Vitamin K is an essential nutrient that your body requires for optimal health. This vitamin is necessary for proper cell function and tissue healing.
Learn more about this important nutrient:
1. What is vitamin K? Vitamin K is considered an essential vitamin that you can't live without. Vitamin K supports these bodily processes:
- Blood clotting
- Balancing calcium levels in the body
- Maintaining blood vessels
- Bone health
2. How much vitamin K do you need? The amount of vitamin K you require will depend on your age and gender.
- In general, it's recommended that adult men have 120 micrograms (mcg) of this vitamin a day.
- Adult women should have 90 mcg of vitamin K a day.
- Teens should have 75 mcg of vitamin K a day, while younger children may need lower amounts.
3. Vitamin K diet sources. Dark, leafy greens are the most common source of vitamin K. Kale, spinach, broccoli and other dark green vegetables tend to have large amounts of this vitamin.
- You can also find vitamin K in Swiss chard, romaine lettuce, turnip greens, collard greens, mustard greens, soy beans, cauliflower, green peas, and cabbage.
- Although vegetables tend to have a lot of this nutrient, they're not the only source. You can also add beans, tuna, blueberries, and other foods to get more vitamin K in your diet.
4. Are you getting enough? If you're eating a healthy diet with many vegetables and fruits, you may have enough vitamin K. However, it's not always easy to tell. A healthy diet tends to include enough vitamin K. For example, one cup of kale has more than the recommended daily value of vitamin K that an adult needs.

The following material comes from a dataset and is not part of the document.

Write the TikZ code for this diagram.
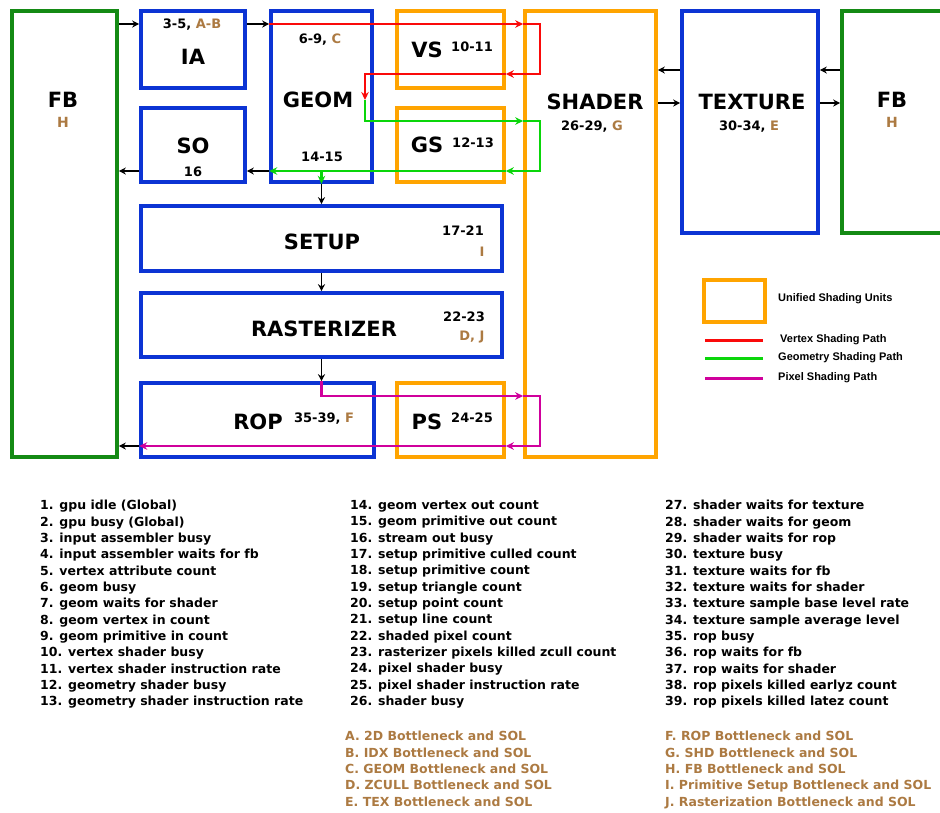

- Nevertheless, it's possible you may not be getting enough. If you have digestive problems, malabsorption, or liver problems, it may be necessary to take supplements. Conditions such as cystic fibrosis, celiac disease, or Crohn's disease can cause a vitamin K deficiency. In other cases, your medications can interfere with the absorption of this essential vitamin.
- If you think you might be short on this important nutrient, talk to a medical professional about your concerns. If you need to supplement your diet, there are many types of vitamins that include vitamin K. Choose one that works for you.
5. Special precautions. If you take any type of blood thinners, it's crucial to be careful with vitamin K. Blood thinners can interact with both food and supplements that contain large amounts of vitamin K. Talk about your medications with your physician and discuss how much vitamin K is in your diet and vitamin pills. You may need to make adjustments to avoid complications.
6. Symptoms of low vitamin K levels. If you're experiencing these symptoms, seek immediate medical care:
- First, you may have trouble after a small cut with the blood refusing to clot.
- Bleeding and blood clotting issues are common with this type of deficiency.
- You may experience internal digestive system bleeding, gum bleeding, nose bleeds, or other types of issues.
Talk to your doctor about vitamin K and ensure that you're getting enough for optimal health. Always consult a medical professional before making drastic dietary changes or trying new supplements or pills.